Rebel infighting spreads across Syria

The recent infighting has been the most serious since armed groups initially rose to try overthrow Bashar al-Assad.

Clashes between Syrian rebels and their rivals from an al-Qaeda-linked faction have spread from the country’s opposition-held areas in the north to a key eastern city, activists have said.

Monday’s rebel-on-rebel fighting in the eastern city of Raqqa, a long-time bastion of an al-Qaeda-linked group known as the Islamic State in Iraq and the Levant (ISIL), reflects a widening war within a war in Syria, as the Free Syrian Army tries to quell more hardline elements of the opposition.

The recent infighting has been the most serious since armed groups initially rose to try overthrow the rule of Syrian President Bashar al-Assad.

The clashes erupted in the northern provinces of Aleppo and Idlib on Friday after residents there accused ISIL fighters of killing a popular doctor.

An activist group, the British-based Syrian Observatory for Human Rights, has estimated that at least 100 fighters on both sides have been killed since Friday.

ISIL is dominated by foreign fighters who initially fanned into Syria from neighbouring Iraq in March and set up camp in areas rebels had wrested from Assad-loyal forces, imposing a deeply conservative interpretation of Islamic law in the process.

Popular resentment towards the group from civilians has been building as the months progress and ISIL fighters began imprisoning citizens for perceived transgressions against Islam.

The rebels, meanwhile, have accused ISIL of overtaking their areas, seizing their weapons and detaining their fighters.

Rebel alliance

Raqqa is the only provincial capital to have fallen out of regime hands since the conflict erupted when regime opponents took up arms following a bloody crackdown by Assad’s forces on protests in March 2011.

But it soon fell into the grip of ISIL, which is said to be holding hundreds of prisoners in their now besieged Raqqa headquarters, among them rival rebels, activists and journalists.

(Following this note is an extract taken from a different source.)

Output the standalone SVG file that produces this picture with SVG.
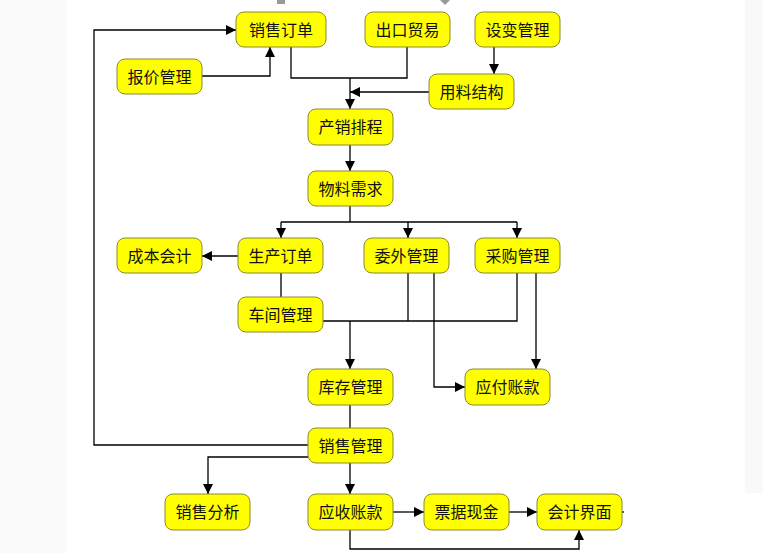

Monday’s offensive in Raqqa came after three powerful rebel alliances on Friday launched what they called a second “revolution” against ISIL in the northern province of Aleppo and Idlib to its west.

“The foreigners are being held in other buildings, outside Raqqa city,” said the Observatory.

Another activist group, the Local Coordinating Committees, also reported the Raqqa clashes, saying they were focused around a city post office.

The Observatory said rebels had surrounded ISIL’s chief compound in Raqqa and had liberated at least 50 detainees from a nearby prison.